PROBLEM DESCRIPTION: Look through the data below. Collect every line where the word "size" occurs.

DATASET CONTENT:
= = = = = = =
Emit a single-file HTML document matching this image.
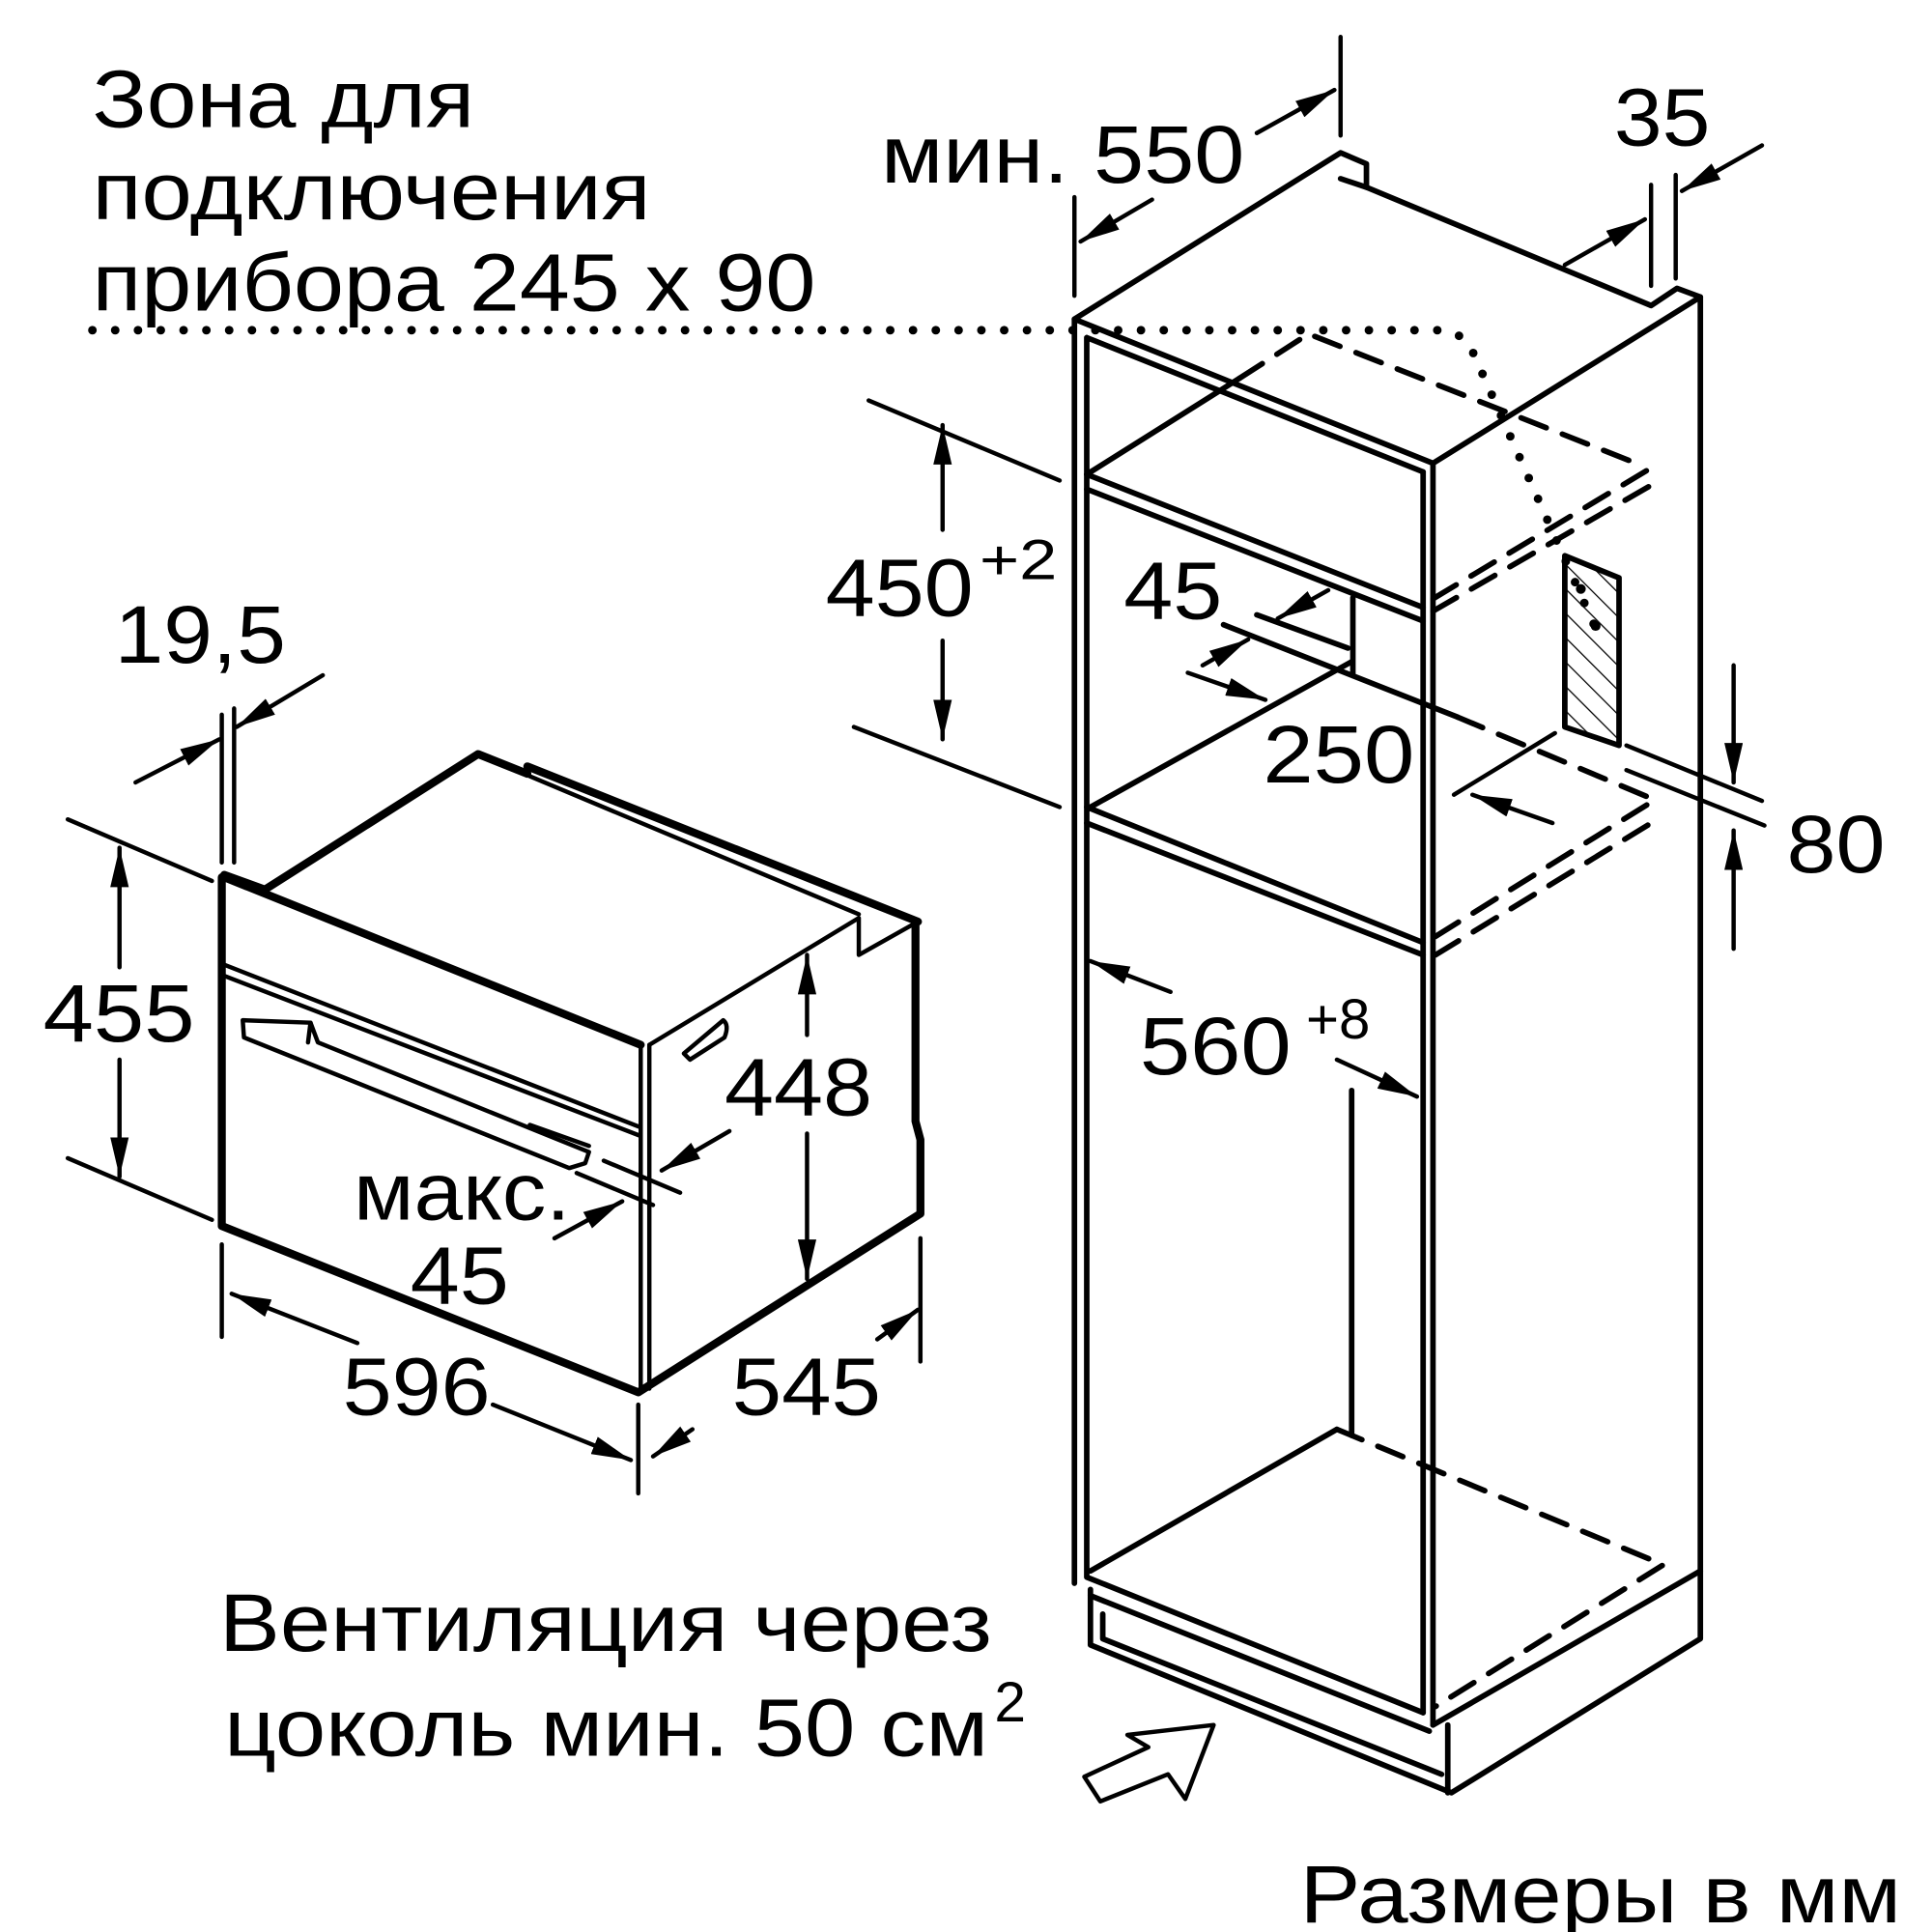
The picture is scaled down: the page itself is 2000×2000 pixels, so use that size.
<!DOCTYPE html>
<html><head><meta charset="utf-8"><style>
html,body{margin:0;padding:0;background:#fff}
svg{display:block}
text{font-family:"Liberation Sans",sans-serif;fill:#000}
</style></head><body>
<svg width="2000" height="2000" viewBox="0 0 1568 1568" xmlns="http://www.w3.org/2000/svg">
<defs>
<marker id="ah" viewBox="0 0 10 10" refX="10" refY="5" markerWidth="32" markerHeight="15" markerUnits="userSpaceOnUse" orient="auto" preserveAspectRatio="none"><path d="M0,0 L10,5 L0,10 Z" fill="#000"/></marker>
<pattern id="hatch" width="14" height="14" patternUnits="userSpaceOnUse" patternTransform="rotate(-45)"><line x1="0" y1="0" x2="0" y2="14" stroke="#000" stroke-width="2"/></pattern>
</defs>
<g font-size="66">
<text x="75" y="103" textLength="310" lengthAdjust="spacingAndGlyphs">Зона для</text>
<text x="75" y="178" textLength="453" lengthAdjust="spacingAndGlyphs">подключения</text>
<text x="75" y="252" textLength="587" lengthAdjust="spacingAndGlyphs">прибора 245 x 90</text>
<text x="715" y="148" textLength="295" lengthAdjust="spacingAndGlyphs">мин. 550</text>
<text x="1310" y="118" textLength="78" lengthAdjust="spacingAndGlyphs">35</text>
<text x="670" y="500" textLength="120" lengthAdjust="spacingAndGlyphs">450</text><text x="795" y="470" font-size="46" textLength="63" lengthAdjust="spacingAndGlyphs">+2</text>
<text x="912" y="502" textLength="80" lengthAdjust="spacingAndGlyphs">45</text>
<text x="1025" y="635" textLength="123" lengthAdjust="spacingAndGlyphs">250</text>
<text x="1450" y="708" textLength="80" lengthAdjust="spacingAndGlyphs">80</text>
<text x="925" y="872" textLength="123" lengthAdjust="spacingAndGlyphs">560</text><text x="1060" y="843" font-size="46" textLength="52" lengthAdjust="spacingAndGlyphs">+8</text>
<text x="93" y="538" textLength="139" lengthAdjust="spacingAndGlyphs">19,5</text>
<text x="35" y="845" textLength="123" lengthAdjust="spacingAndGlyphs">455</text>
<text x="588" y="905" textLength="120" lengthAdjust="spacingAndGlyphs">448</text>
<text x="287" y="990" textLength="176" lengthAdjust="spacingAndGlyphs">макс.</text>
<text x="333" y="1058" textLength="80" lengthAdjust="spacingAndGlyphs">45</text>
<text x="278" y="1148" textLength="120" lengthAdjust="spacingAndGlyphs">596</text>
<text x="594" y="1148" textLength="121" lengthAdjust="spacingAndGlyphs">545</text>
<text x="178" y="1340" textLength="627" lengthAdjust="spacingAndGlyphs">Вентиляция через</text>
<text x="182" y="1425" textLength="620" lengthAdjust="spacingAndGlyphs">цоколь мин. 50 см</text><text x="807" y="1397" font-size="46">2</text>
<text x="1055" y="1560" textLength="488" lengthAdjust="spacingAndGlyphs">Размеры в мм</text>
</g>

<path d="M75,268 L1172,268 Q1190,272 1195,285 L1295,510" fill="none" stroke="#000" stroke-width="7" stroke-linecap="round" stroke-dasharray="0 18.5"/>

<g fill="none" stroke="#000" stroke-linejoin="round" stroke-linecap="round">
<g stroke-width="6.5">
<path d="M215,722 L388,612 L428,628"/>
<path d="M428,622 L745,748"/>
<path d="M182,712 L520,848"/>
<path d="M180,712 L180,995 L518,1130 L747,985 L747,925 L743,910 L743,748"/>
<path d="M182,710 L215,722"/>
</g>
<g stroke-width="3.5">
<path d="M430,630 L697,742"/>
<path d="M520,848 L520,1130 M527,848 L527,1127"/>
<path d="M182,783 L520,915 M182,792 L520,922"/>
<path d="M527,848 L697,745 L697,775 L745,748"/>
<path d="M197,828 L252,830 L258,846 L478,935 L475,944 L462,948 L198,842 Z"/>
<path d="M430,913 L478,930 M252,830 L250,846"/>
<path d="M555,855 L587,828 Q592,832 588,842 L560,860 Z"/>
<path d="M180,580 L180,700 M190,575 L190,700"/>
<path d="M110,635 L178,600" marker-end="url(#ah)"/>
<path d="M262,548 L192,590" marker-end="url(#ah)"/>
<path d="M55,665 L172,715 M55,940 L172,990"/>
<path d="M97,785 L97,688" marker-end="url(#ah)"/>
<path d="M97,860 L97,955" marker-end="url(#ah)"/>
<path d="M655,840 L655,775" marker-end="url(#ah)"/>
<path d="M655,920 L655,1038" marker-end="url(#ah)"/>
<path d="M490,942 L552,968 M468,952 L530,978"/>
<path d="M592,918 L537,950" marker-end="url(#ah)"/>
<path d="M450,1005 L505,975" marker-end="url(#ah)"/>
<path d="M180,1010 L180,1085 M518,1140 L518,1212"/>
<path d="M290,1090 L188,1050" marker-end="url(#ah)"/>
<path d="M400,1140 L512,1185" marker-end="url(#ah)"/>
<path d="M747,1005 L747,1105"/>
<path d="M562,1160 L530,1182" marker-end="url(#ah)"/>
<path d="M712,1087 L745,1063" marker-end="url(#ah)"/>
</g>
</g>

<g fill="none" stroke="#000" stroke-width="4.5" stroke-linejoin="round" stroke-linecap="round">
<path d="M872,1285 L872,259 L1088,124 L1109,133 L1109,152 L1088,145"/>
<path d="M1109,152 L1340,248 L1361,234 L1380,241 L1163,376 L872,259"/>
<path d="M1380,241 L1380,1330 L1178,1455 L885,1335 L885,1290"/>
<path d="M1163,376 L1163,1400 M1155,383 L1155,1390"/>
<path d="M882,274 L1155,383 M882,274 L882,1280 L1155,1390"/>
<path d="M882,385 L1155,493 M882,397 L1155,504"/>
<path d="M882,385 L1006,307"/>
<path d="M882,655 L1155,765 M882,668 L1155,775"/>
<path d="M885,655 L1097,537 M1098,485 L1098,547"/>
<path d="M1097,885 L1097,1165 M885,1275 L1085,1160"/>
<path d="M885,1295 L1160,1405 M895,1310 L895,1330 L1170,1440 M1175,1400 L1175,1455"/>
<path d="M1163,1400 L1380,1275"/>
<path d="M1020,499 L1094,526 M993,507 L1183,582"/>
<g stroke-dasharray="22 14">
<path d="M1006,307 L1062,271 L1328,376"/>
<path d="M1163,486 L1338,381 M1163,496 L1338,395"/>
<path d="M1183,582 L1345,650"/>
<path d="M1165,760 L1345,648 M1165,775 L1345,665"/>
<path d="M1085,1160 L1350,1270 L1165,1385"/>
</g>
<path d="M1270,451 L1314,469 L1314,605 L1270,590 Z" fill="url(#hatch)"/>
<g stroke-width="3.5">
<path d="M872,160 L872,240 M1088,30 L1088,110"/>
<path d="M935,162 L877,196" marker-end="url(#ah)"/>
<path d="M1020,108 L1083,73" marker-end="url(#ah)"/>
<path d="M1340,150 L1340,232 M1360,142 L1360,226"/>
<path d="M1270,215 L1335,178" marker-end="url(#ah)"/>
<path d="M1430,118 L1365,155" marker-end="url(#ah)"/>
<path d="M705,325 L860,390 M693,590 L860,655"/>
<path d="M765,430 L765,345" marker-end="url(#ah)"/>
<path d="M765,520 L765,600" marker-end="url(#ah)"/>
<path d="M1078,479 L1037,502" marker-end="url(#ah)"/>
<path d="M976,540 L1013,519" marker-end="url(#ah)"/>
<path d="M964,546 L1027,568" marker-end="url(#ah)"/>
<path d="M1180,645 L1262,595"/>
<path d="M1260,668 L1195,645" marker-end="url(#ah)"/>
<path d="M1320,605 L1430,650 M1320,625 L1432,670"/>
<path d="M1407,540 L1407,635" marker-end="url(#ah)"/>
<path d="M1407,770 L1407,674" marker-end="url(#ah)"/>
<path d="M950,805 L885,780" marker-end="url(#ah)"/>
<path d="M1085,860 L1150,890" marker-end="url(#ah)"/>
<path d="M880,1442 L932,1418 L915,1408 L985,1400 L962,1460 L948,1440 L893,1462 Z"/>
</g>
</g>
<g fill="#000">
<circle cx="1283" cy="478" r="4"/><circle cx="1295" cy="508" r="4"/>
</g>
</svg>
</body></html>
= = = = = = =
FINAL RESULT:
The picture is scaled down: the page itself is 2000×2000 pixels, so use that size.
<g font-size="66">
<text x="670" y="500" textLength="120" lengthAdjust="spacingAndGlyphs">450</text><text x="795" y="470" font-size="46" textLength="63" lengthAdjust="spacingAndGlyphs">+2</text>
<text x="925" y="872" textLength="123" lengthAdjust="spacingAndGlyphs">560</text><text x="1060" y="843" font-size="46" textLength="52" lengthAdjust="spacingAndGlyphs">+8</text>
<text x="182" y="1425" textLength="620" lengthAdjust="spacingAndGlyphs">цоколь мин. 50 см</text><text x="807" y="1397" font-size="46">2</text>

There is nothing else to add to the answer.